Searching for the Truth
Dear friends at Adoremus,
I am an Australian brother in an Austrian religious order, where we are currently studying a lot about the liturgy.
Earlier in the year I found some excellent articles on your website, for example, about the Eucharistic Prayers.
If my memory has not served me incorrectly, the website now appears to have a new format. At any rate, I unfortunately cannot find the old articles.
Is there any possibility of being able to access them via the new website?
Thank you for your assistance,
Br. Jason Rushton, SJM
Adoremus responds: Indeed, the Adoremus.org website has been given a new design, one we hope our visitors will find beautiful and easy to use. But it has been no small feat bringing the site to final form. Among other things, we are particularly pleased to have met the very good challenge of transferring 20 years’ worth of content—nearly 1600 articles—a feat which our underpaid yet much appreciated staff has successfully accomplished.
Chant Revisited
Dear Adoremus,
I have a question about Gregorian chant.
When I was growing up in the United States, before Vatican II, I learned that during Mass, the only kind of music that was permitted was Gregorian Chant.
Was that correct? Is it correct now?
With a prayer,
Robert John Bennett
Dusseldorf, Germany
Adoremus responds: Prior to the reforms of the Second Vatican Council, any liturgical text sung during the Mass (or most other liturgical celebrations) had to be sung in Latin (or Greek, as with the Kyrie). Most of the time, the Latin liturgical text was set to Gregorian notation, but certain texts (e.g., Gloria or the Offertory antiphon) could also be sung in a polyphonic setting.
A 1958 Instruction on Sacred Music from the Sacred Congregation for Rites, De musica sacra et sacra liturgia, allowed for the addition of hymns and songs at a recited Mass (14b)—which was most often the norm (See Adam Bartlett’s “Ever Ancient, Ever New: Implementing Musicam Sacram Today in the January 2017 Bulletin). Such hymns could be set in various musical styles, and not necessarily be Gregorian Chants.
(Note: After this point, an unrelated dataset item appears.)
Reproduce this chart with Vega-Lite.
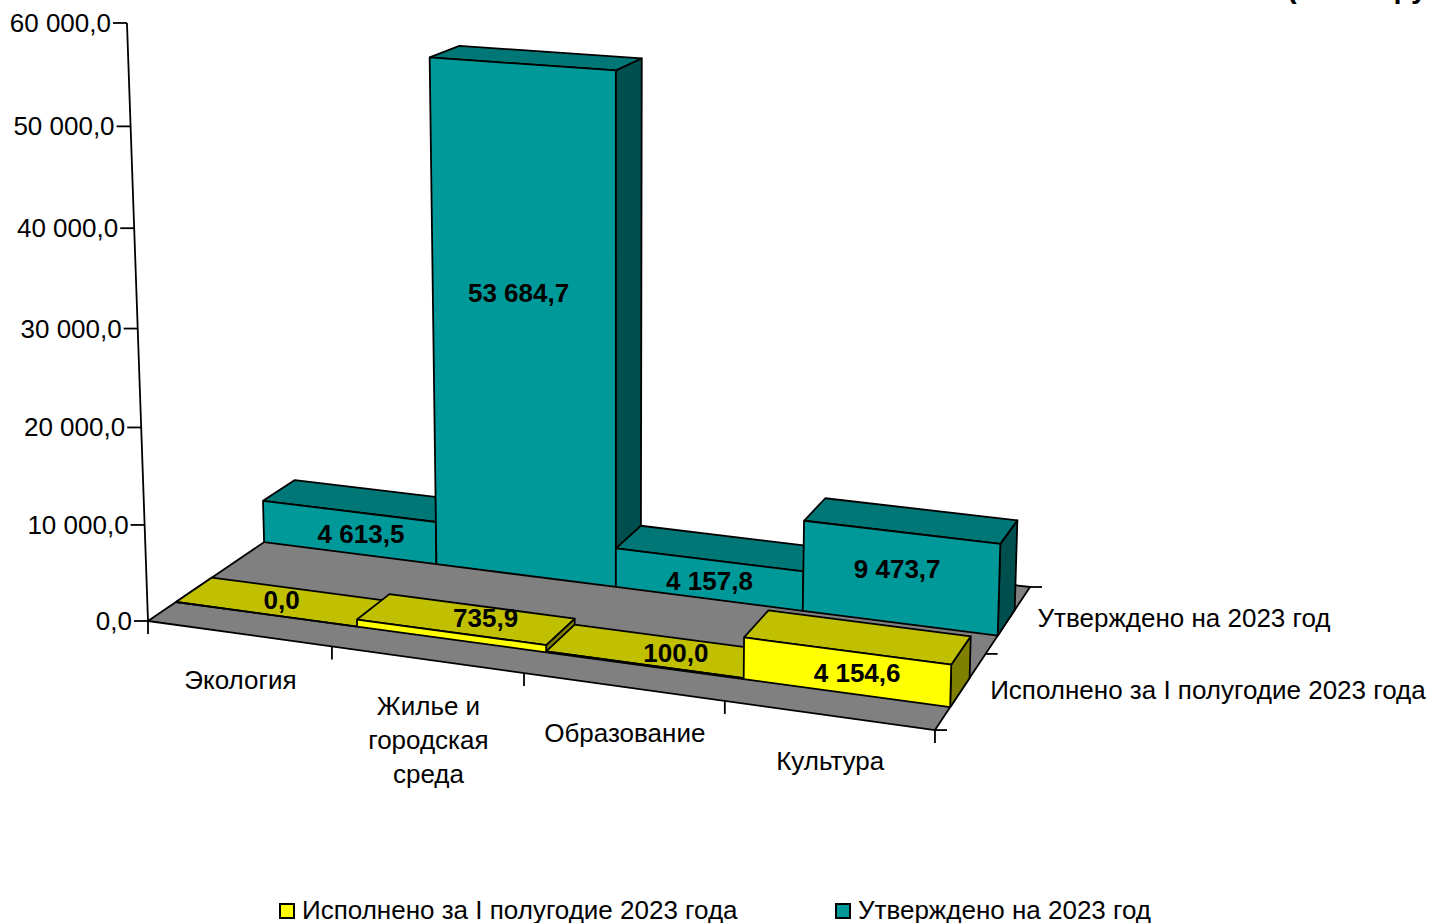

The Council’s Constitution on the Sacred Liturgy spoke directly to the style of music used in the liturgy: “The Church acknowledges Gregorian chant as specially suited to the Roman liturgy: therefore, other things being equal, it should be given pride of place in liturgical services. But other kinds of sacred music, especially polyphony, are by no means excluded from liturgical celebrations, so long as they accord with the spirit of the liturgical action” (116).
Christ Front and Center
Dear Editor,
Very interesting reading Bishop Serratelli’s “Praying Ad Orientem” article in the January Bulletin regarding Jewish, Muslim and early Church worship practices. I was an altar boy in the 60’s with the Tridentine Mass. My oldest son takes his 10 children to a Traditional Mass as he feels there is greater reverence and solemnity there. I rather agree. But, I learned in Catholic elementary and high school that the Mass was a commemoration of the Last Supper and Calvary. (No place for jokes or comedians, but that is another topic.) Also the Council of Trent clarified that one crumb or one drop of the consecrated bread and wine had indeed become the body, blood, soul and divinity of Christ, which would indicate no longer an item or an “it,” but the very Person of Jesus present. With this background I have learned to appreciate the Novus Ordo as the Priest, in persona Christi, faces all of God’s children, and after the consecration asks them to receive not a symbol but the very person of Christ. Is this not the high point of the Mass, when we come face to face with Him, giving thanks for our blessings and beseeching Him to make us “good and faithful servants” as we anticipate His actual presence into our being? Just one “crumb” should overwhelm us into silence and total concentration on God’s very presence. Getting into another line for a “drop” is redundant and distracts us from the Entity within.
Perhaps if a greater emphasis was given to instructing the flock regarding the presence of Christ as a Person in the Blessed Sacrament then reverence and solemnity would increase. Of course, if the tabernacle, the throne of Christ the King, is not “front and center” then neither will the flock put Him front and center in their lives or believe that He is truly present, as His Presence, not a compass direction, is worthy of the utmost attention.